The U.S. already imposed tariffs worth $7.5 billion on European goods and this latest round of tit-for-tat threatens to escalate the trade war.
The dispute is raising pressure on international negotiators to develop a framework for taxing tech companies whose businesses span the globe. But as the complicated talks unfold, the U.S. is threatening to launch more investigations.
“USTR’s decision today sends a clear signal that the United States will take action against digital tax regimes that discriminate or otherwise impose undue burdens on U.S. companies,” Robert Lighthizer, the U.S. trade representative (USTR), said on Monday.
The majority of the roughly 30 businesses that could be affected by digital taxes are based in the U.S., including tech giants Amazon, Google and Facebook.
Certainly, few are shedding tears if Google or Amazon have to pay more to support the extravagant social programs in the EU, but Trump said in London that he would protect American businesses.
Trump told reporters in London on Tuesday that while he was “not in love” with Facebook and Google, (GOOGL) he would defend US businesses.
“I’m not going to let people take advantage of American companies,” Trump said Tuesday. “If anyone is going to take advantage of the American companies, it’s going to be us, it’s not going to be France.”
Meanwhile, the EU apparently won’t take the tariffs lying down.
French Finance Minister Bruno Le Maire said the European Union “would be ready to retaliate strongly” against US sanctions.
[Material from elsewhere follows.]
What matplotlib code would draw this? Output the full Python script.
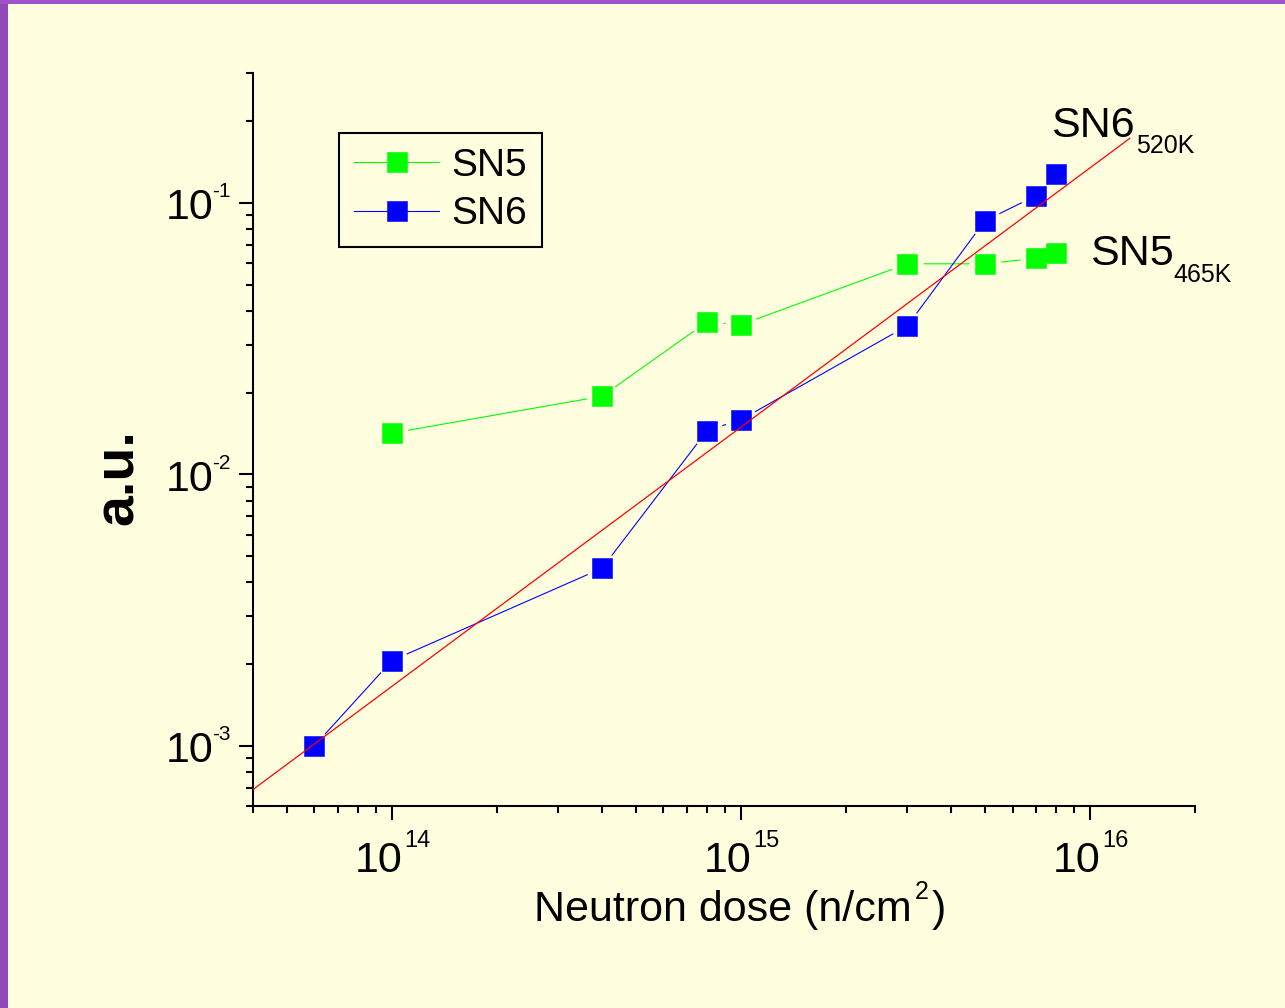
import matplotlib.pyplot as plt
from matplotlib.lines import Line2D
from matplotlib.patches import Rectangle
from matplotlib.ticker import NullFormatter, LogLocator

plt.rcParams['font.family'] = ['Liberation Sans', 'DejaVu Sans']

# neutron dose (n/cm^2) and signal (a.u.)
sn5_dose = [1e14, 4e14, 8e14, 1e15, 3e15, 5e15, 7e15, 8e15]
sn5_val = [0.0142, 0.0194, 0.0365, 0.0356, 0.0597, 0.0597, 0.0625, 0.0657]
sn6_dose = [6e13, 1e14, 4e14, 8e14, 1e15, 3e15, 5e15, 7e15, 8e15]
sn6_val = [0.00100, 0.00206, 0.00451, 0.0145, 0.0159, 0.0353, 0.0860, 0.1063, 0.1284]
# straight-line fit through SN6 on log-log axes
fit_dose = [4.0e13, 1.3e16]
fit_val = [6.9e-4, 0.173]

x_decades = [14, 15, 16]
y_decades = [-1, -2, -3]

bg = '#ffffe0'
W, H = 1285, 1008


def fx(x):
    return x / W


def fy(y):
    return 1 - y / H


fig = plt.figure(figsize=(W / 100, H / 100), dpi=100, facecolor=bg)

# purple frame along the left and top edges
fig.add_artist(Rectangle((0, 0), fx(8), 1, transform=fig.transFigure,
                         color='#9249b8', lw=0))
fig.add_artist(Rectangle((0, fy(4)), 1, 4 / H, transform=fig.transFigure,
                         color='#a052cc', lw=0))

ax = fig.add_axes([fx(253), fy(806), fx(1195) - fx(253), fy(73.5) - fy(806)])
ax.set_facecolor(bg)
ax.set_xscale('log')
ax.set_yscale('log')
ax.set_xlim(4e13, 2e16)
ax.set_ylim(6e-4, 0.3)

series = [(sn5_dose, sn5_val, '#00ff00', 'SN5'),
          (sn6_dose, sn6_val, '#0000ff', 'SN6')]

for xs, ys, c, _ in series:
    ax.plot(xs, ys, color=c, lw=0.8, zorder=2)
# background-coloured disks leave a small gap between lines and symbols
for xs, ys, c, _ in series:
    ax.plot(xs, ys, ls='none', marker='o', ms=23, mfc=bg, mec='none', zorder=3)
for xs, ys, c, _ in series:
    ax.plot(xs, ys, ls='none', marker='s', ms=15, mfc=c, mec=c, mew=0.4, zorder=4)
ax.plot(fit_dose, fit_val, color='#ff0000', lw=0.9, zorder=5)

for side in ['top', 'right']:
    ax.spines[side].set_visible(False)
for side in ['left', 'bottom']:
    ax.spines[side].set_linewidth(1.5)

ax.xaxis.set_major_locator(LogLocator(base=10, numticks=10))
ax.xaxis.set_minor_locator(LogLocator(base=10, subs=range(2, 10), numticks=20))
ax.yaxis.set_major_locator(LogLocator(base=10, numticks=10))
ax.yaxis.set_minor_locator(LogLocator(base=10, subs=range(2, 10), numticks=20))
for axis in [ax.xaxis, ax.yaxis]:
    axis.set_major_formatter(NullFormatter())
    axis.set_minor_formatter(NullFormatter())
ax.tick_params(which='major', direction='out', length=10, width=1.5)
ax.tick_params(which='minor', direction='out', length=5, width=1.5)

# power-of-ten tick labels with small raised exponents
for e in x_decades:
    ax.annotate('10', xy=(10.0 ** e, 0), xycoords=('data', 'axes fraction'),
                xytext=(7.5, -47.5), textcoords='offset points',
                ha='right', va='baseline', fontsize=31, annotation_clip=False)
    ax.annotate(str(e), xy=(10.0 ** e, 0), xycoords=('data', 'axes fraction'),
                xytext=(8.7, -29.5), textcoords='offset points',
                ha='left', va='baseline', fontsize=17, annotation_clip=False)
for e in y_decades:
    ax.annotate('10', xy=(0, 10.0 ** e), xycoords=('axes fraction', 'data'),
                xytext=(-28.3, -11.7), textcoords='offset points',
                ha='right', va='baseline', fontsize=31, annotation_clip=False)
    ax.annotate(str(e), xy=(0, 10.0 ** e), xycoords=('axes fraction', 'data'),
                xytext=(-29.3, 4.1), textcoords='offset points',
                ha='left', va='baseline', fontsize=15, annotation_clip=False)

# axis titles
fig.text(fx(534), fy(921), 'Neutron dose (n/cm', fontsize=31, va='baseline')
fig.text(fx(915), fy(899), '2', fontsize=18, va='baseline')
fig.text(fx(932), fy(921), ')', fontsize=31, va='baseline')
fig.text(fx(133), fy(477.5), 'a.u.', rotation=90, rotation_mode='anchor',
         ha='center', va='baseline', fontsize=40, fontweight='bold')

# curve labels with temperature subscripts
fig.text(fx(1051), fy(137), 'SN6', fontsize=31, va='baseline')
fig.text(fx(1136), fy(153), '520K', fontsize=18, va='baseline')
fig.text(fx(1090), fy(265), 'SN5', fontsize=31, va='baseline')
fig.text(fx(1173), fy(282), '465K', fontsize=18, va='baseline')

handles = [Line2D([], [], color=c, lw=0.8, marker='s', ms=15, mfc=c, mec=c, mew=0.4)
           for _, _, c, _ in series]
labels = [name for _, _, _, name in series]
leg = ax.legend(handles, labels, loc='upper left',
                bbox_to_anchor=(fx(339), fy(133)), bbox_transform=fig.transFigure,
                borderaxespad=0, fontsize=28, fancybox=False, edgecolor='black',
                facecolor=bg, framealpha=1, handlelength=2.2, handletextpad=0.3,
                borderpad=0.38, labelspacing=0.32, numpoints=1)
leg.get_frame().set_linewidth(1.5)

fig.savefig('out.png', dpi=100, facecolor=bg)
He told the French radio station Radio Classique that the latest proposal on French products is “unacceptable,” and said he has shared his view with US Trade Representative Robert Lighthizer.
“It is not what one would expect from an ally, it is not what one would expect from the United States,” Le Maire said.
The European Commission backed France. Daniel Rosario, a spokesman, told reporters that the European Union would “act and react as one, and it will remain united.”
I suppose Le Maire means that in the past, the United States would have rolled over and simply allowed the EU to do as they please. In case they haven’t noticed, the U.S. has a president who enjoys fighting more than he enjoys being an ally of the EU. The wisdom of that attitude could be debated, but it’s the reality that European countries should be dealing with.
It’s hard to say at this point whether Trump’s trade wars are helping. Our trade deficit with China is at an all-time high despite the president imposing tariffs on $250 billion in Chinese products. Of course, Trump has gotten China to negotiate new trade deals but so far, he has little to show for it.
Now with the news that it’s likely we’ll have no agreement with China until after the 2020 election, trade may emerge as a secondary issue in the coming campaign. And it won’t be to the president’s advantage.